Indie Game saw a digital release on the web, iTunes, and Steam on June 12th, and the film's original end credits contained a note saying that Fez creator Phil Fish's ex-business partner "asked not to participate in this film." Yesterday, June 14th, the film's Steam application received an update that delivered a revised credits sequence, which now says that the ex-partner "was not asked to participate in this movie." It's a subtle but important distinction. (We verified the change by capturing the following stills directly from copies of the film downloaded on June 13th and June 15th, respectively.)
June 13th (original release version):
June 15th (revised version):
Fish's struggle to bring Fez to PAX East 2011 is a major story in the film, and one particular interview with Fish, conducted in a Boston hotel the day before the convention, portrays his former business partner at Fez studio Polytron in a negative light. Fish was in despair, furious that the ex-partner was apparently dragging his feet on paperwork that, if left unsigned, would have prevented Fish from showing the game at PAX.
However, Indie Game doesn't give any screen time to the ex-partner's side of the story; in fact, he only appears in the film alongside Fish as a blurred-out face in a photograph, as shown above. The former partner is believed to be Jason DeGroot, a musician who contributed to Fez, Dyad, and Sound Shapes. Dyad's creator, Shawn McGrath, declined to confirm the ex-partner's identity, but told Polygon in an email that Dyad was the "other game" Fish mentions in the film as the reason for DeGroot's attendance at PAX East last year.

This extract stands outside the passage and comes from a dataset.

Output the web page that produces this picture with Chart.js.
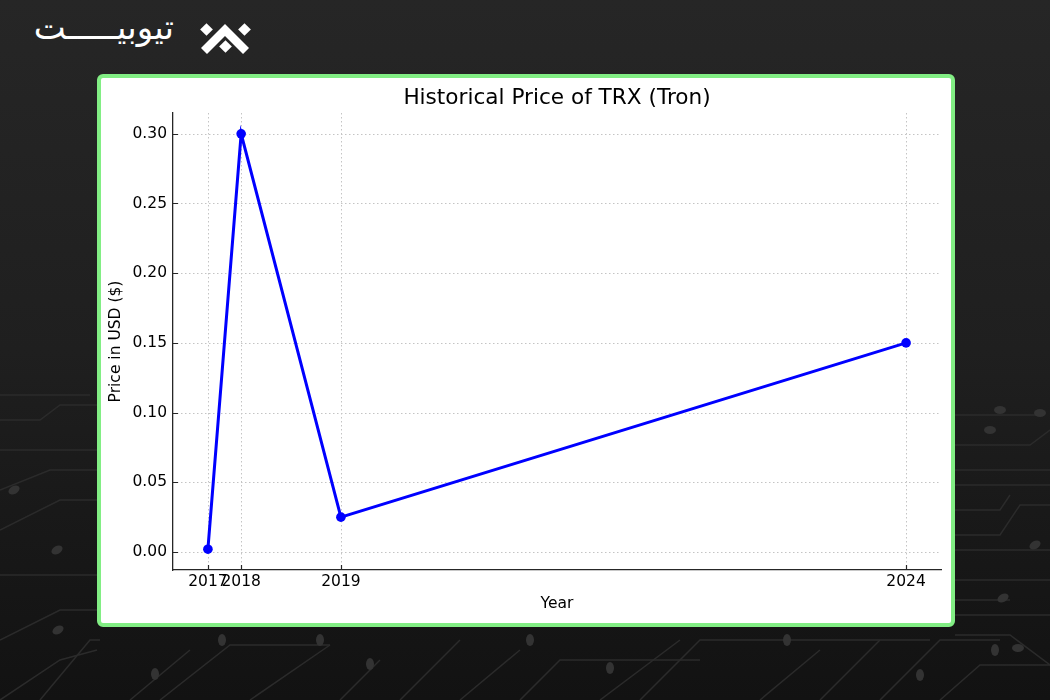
<!DOCTYPE html>
<html><head><meta charset="utf-8">
<script src="https://cdn.jsdelivr.net/npm/chart.js@4.4.1/dist/chart.umd.min.js"></script>
<style>
html,body{margin:0;padding:0;}
body{width:1050px;height:700px;overflow:hidden;position:relative;background:linear-gradient(#262626 0%,#1f1f1f 50%,#121212 100%);}
#bg{position:absolute;left:0;top:0;}
#logo{position:absolute;left:0;top:5px;width:174px;text-align:right;direction:rtl;color:#fff;font-family:"DejaVu Sans";font-size:34px;line-height:44px;white-space:nowrap;}
#panel{position:absolute;left:97px;top:74px;width:850px;height:545px;border:4px solid #82ee84;border-radius:6px;background:#fff;}
#c{display:block;}
</style></head>
<body>
<svg id="bg" width="1050" height="700" viewBox="0 0 1050 700">
  <g stroke="#2b2b2b" stroke-width="1.5" fill="none">
    <polyline points="0,395 90,395"/>
    <polyline points="0,420 40,420 60,405 97,405"/>
    <polyline points="0,450 97,450"/>
    <polyline points="0,490 50,470 97,470"/>
    <polyline points="0,530 60,500 97,500"/>
    <polyline points="0,575 97,575"/>
    <polyline points="0,640 60,610 97,610"/>
    <polyline points="0,700 60,660 97,650"/>
    <polyline points="955,415 1040,415"/>
    <polyline points="955,445 1030,445 1050,430"/>
    <polyline points="955,470 1050,470"/>
    <polyline points="955,485 1050,485"/>
    <polyline points="955,510 1000,510 1010,495"/>
    <polyline points="955,535 1000,535 1020,505 1050,505"/>
    <polyline points="955,550 1050,550"/>
    <polyline points="955,580 1050,580"/>
    <polyline points="955,600 1010,600"/>
    <polyline points="955,615 1050,615"/>
    <polyline points="955,635 1010,635 1050,665"/>
    <polyline points="40,700 90,640 100,640"/>
    <polyline points="130,700 190,650"/>
    <polyline points="160,700 230,645 330,645"/>
    <polyline points="250,700 330,645"/>
    <polyline points="340,700 380,660"/>
    <polyline points="400,700 460,640"/>
    <polyline points="460,700 520,650"/>
    <polyline points="520,700 560,660 700,660"/>
    <polyline points="600,700 680,640"/>
    <polyline points="640,700 700,640 930,640"/>
    <polyline points="760,700 820,650"/>
    <polyline points="820,700 880,640"/>
    <polyline points="880,700 940,640 1000,640"/>
    <polyline points="940,700 980,665 1050,665"/>
  </g>
  <g fill="#333">
    <ellipse cx="14" cy="490" rx="6" ry="4" transform="rotate(-30 14 490)"/>
    <ellipse cx="57" cy="550" rx="6" ry="4" transform="rotate(-30 57 550)"/>
    <ellipse cx="58" cy="630" rx="6" ry="4" transform="rotate(-30 58 630)"/>
    <ellipse cx="1035" cy="545" rx="6" ry="4" transform="rotate(-30 1035 545)"/>
    <ellipse cx="1003" cy="598" rx="6" ry="4" transform="rotate(-30 1003 598)"/>
    <ellipse cx="1000" cy="410" rx="6" ry="4"/>
    <ellipse cx="990" cy="430" rx="6" ry="4"/>
    <ellipse cx="1040" cy="413" rx="6" ry="4"/>
    <ellipse cx="1018" cy="648" rx="6" ry="4"/>
    <ellipse cx="222" cy="640" rx="4" ry="6"/>
    <ellipse cx="320" cy="640" rx="4" ry="6"/>
    <ellipse cx="530" cy="640" rx="4" ry="6"/>
    <ellipse cx="787" cy="640" rx="4" ry="6"/>
    <ellipse cx="995" cy="650" rx="4" ry="6"/>
    <ellipse cx="155" cy="674" rx="4" ry="6"/>
    <ellipse cx="370" cy="664" rx="4" ry="6"/>
    <ellipse cx="610" cy="668" rx="4" ry="6"/>
    <ellipse cx="920" cy="675" rx="4" ry="6"/>
  </g>
  <g fill="#fff">
    <polygon points="201,48 225,24 249,48 243,54 225,36 207,54"/>
    <rect x="202" y="25" width="9" height="9" transform="rotate(45 206.5 29.5)"/>
    <rect x="240" y="25" width="9" height="9" transform="rotate(45 244.5 29.5)"/>
    <rect x="221" y="42" width="9" height="9" transform="rotate(45 225.5 46.5)"/>
  </g>
</svg>
<div id="logo">تیوبیـــــت</div>
<div id="panel"><canvas id="c" width="850" height="545"></canvas></div>
<script>
const years = [2017.7, 2018.0, 2018.9, 2024.0];
const yearLabels = ['2017', '2018', '2019', '2024'];
const prices = [0.002, 0.30, 0.025, 0.15];
const priceTicks = [0.00, 0.05, 0.10, 0.15, 0.20, 0.25, 0.30];
const chartTitle = 'Historical Price of TRX (Tron)';

const xr = Math.max(...years) - Math.min(...years);
const yr = Math.max(...prices) - Math.min(...prices);
const xMin = Math.min(...years) - 0.05 * xr, xMax = Math.max(...years) + 0.05 * xr;
const yMin = Math.min(...prices) - 0.05 * yr, yMax = Math.max(...prices) + 0.05 * yr;

const FONT = 'DejaVu Sans';

const dottedGrid = {
  id: 'dottedGrid',
  beforeDatasetsDraw(chart) {
    const ctx = chart.ctx, xs = chart.scales.x, ys = chart.scales.y, a = chart.chartArea;
    ctx.save();
    ctx.strokeStyle = '#c4c4c4';
    ctx.lineWidth = 1;
    ctx.setLineDash([1.5, 2.5]);
    ctx.beginPath();
    years.forEach(v => { const p = Math.round(xs.getPixelForValue(v)) + 0.5; ctx.moveTo(p, a.top); ctx.lineTo(p, a.bottom); });
    priceTicks.forEach(v => { const p = Math.round(ys.getPixelForValue(v)) + 0.5; ctx.moveTo(a.left, p); ctx.lineTo(a.right, p); });
    ctx.stroke();
    ctx.restore();
  },
  afterDraw(chart) {
    const ctx = chart.ctx, xs = chart.scales.x, ys = chart.scales.y, a = chart.chartArea;
    ctx.save();
    ctx.strokeStyle = '#262626';
    ctx.lineWidth = 1.2;
    ctx.beginPath();
    years.forEach(v => { const p = Math.round(xs.getPixelForValue(v)) + 0.5; ctx.moveTo(p, a.bottom); ctx.lineTo(p, a.bottom - 5); });
    priceTicks.forEach(v => { const p = Math.round(ys.getPixelForValue(v)) + 0.5; ctx.moveTo(a.left, p); ctx.lineTo(a.left + 5, p); });
    ctx.stroke();
    ctx.fillStyle = '#000';
    ctx.font = '21.6px "DejaVu Sans"';
    ctx.textAlign = 'center';
    ctx.textBaseline = 'middle';
    ctx.fillText(chartTitle, (a.left + a.right) / 2, 20);
    ctx.restore();
  }
};

new Chart(document.getElementById('c'), {
  type: 'line',
  data: {
    datasets: [{
      data: years.map((x, i) => ({ x: x, y: prices[i] })),
      borderColor: '#0000ff',
      backgroundColor: '#0000ff',
      borderWidth: 3,
      pointRadius: 4.8,
      pointBorderWidth: 0,
      tension: 0,
      clip: false
    }]
  },
  options: {
    responsive: false,
    animation: false,
    devicePixelRatio: 1,
    layout: { padding: { left: 0, right: 10, top: 35, bottom: 0 } },
    plugins: {
      legend: { display: false },
      tooltip: { enabled: false },
      title: { display: false }
    },
    scales: {
      x: {
        type: 'linear',
        min: xMin, max: xMax,
        afterBuildTicks: s => { s.ticks = years.map(v => ({ value: v })); },
        afterFit: s => { s.height = 53; },
        ticks: {
          autoSkip: false, maxRotation: 0, minRotation: 0,
          callback: (v, i) => yearLabels[i],
          color: '#000',
          font: { family: FONT, size: 15.5 },
          padding: 3
        },
        grid: { display: false, drawTicks: false },
        border: { display: true, color: '#262626', width: 1.3 },
        title: {
          display: true, text: 'Year', color: '#000',
          font: { family: FONT, size: 15.5 },
          padding: { top: 0, bottom: 9.7 }
        }
      },
      y: {
        type: 'linear',
        min: yMin, max: yMax,
        afterBuildTicks: s => { s.ticks = priceTicks.map(v => ({ value: v })); },
        afterFit: s => { s.width = 72; },
        ticks: {
          callback: v => v.toFixed(2),
          color: '#000',
          font: { family: FONT, size: 15.5 },
          padding: 6
        },
        grid: { display: false, drawTicks: false },
        border: { display: true, color: '#262626', width: 1.3 },
        title: {
          display: true, text: 'Price in USD ($)', color: '#000',
          font: { family: FONT, size: 15.5 },
          padding: { top: 6, bottom: 0 }
        }
      }
    }
  },
  plugins: [dottedGrid]
});
</script>
</body></html>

According to Destructoid, DeGroot had discussions with the filmmakers, James Swirsky and Lisanne Pajot, on how to address his lack of participation in the film. They eventually agreed that he would not be identified, and that the credits would contain a note saying he was not asked to participate. It's understandable, then, that he would be unhappy upon seeing the incorrectly worded note in the original version of the credits.
McGrath is a close personal friend of DeGroot's, and he felt he needed to defend him. McGrath took to Twitter two nights ago, calling the filmmakers "exploitive [sic] liars" for their sympathetic portrayal of Fish and for the error in the credits. "Its [sic] not ok to present the rambling lies of someone (Fish) as truth with no hint of another side of the story," he wrote. Aware of the potential of bad publicity for Dyad, McGrath had not planned on speaking about this issue until after his game's release, but told Polygon that "there was some bullshit in the movie that basically forced me to talk" — the error in the credits.
"there was some bullshit in the movie that basically forced me to talk"
It remains unclear whether the original wording of the note in the credits was an honest mistake or something more. Swirsky and Pajot have not responded to repeated requests for comment, but Independent Games Festival chairman Brandon Boyer, a friend of the filmmakers, said on NeoGAF that the error was unintentional. "It (the error) was brought to their attention last night, and they've been preparing a new, corrected version," he wrote.
For his part, McGrath is satisfied with the correction. "I wanted to bring attention to the lies in the movie, not start a lot of drama," he said.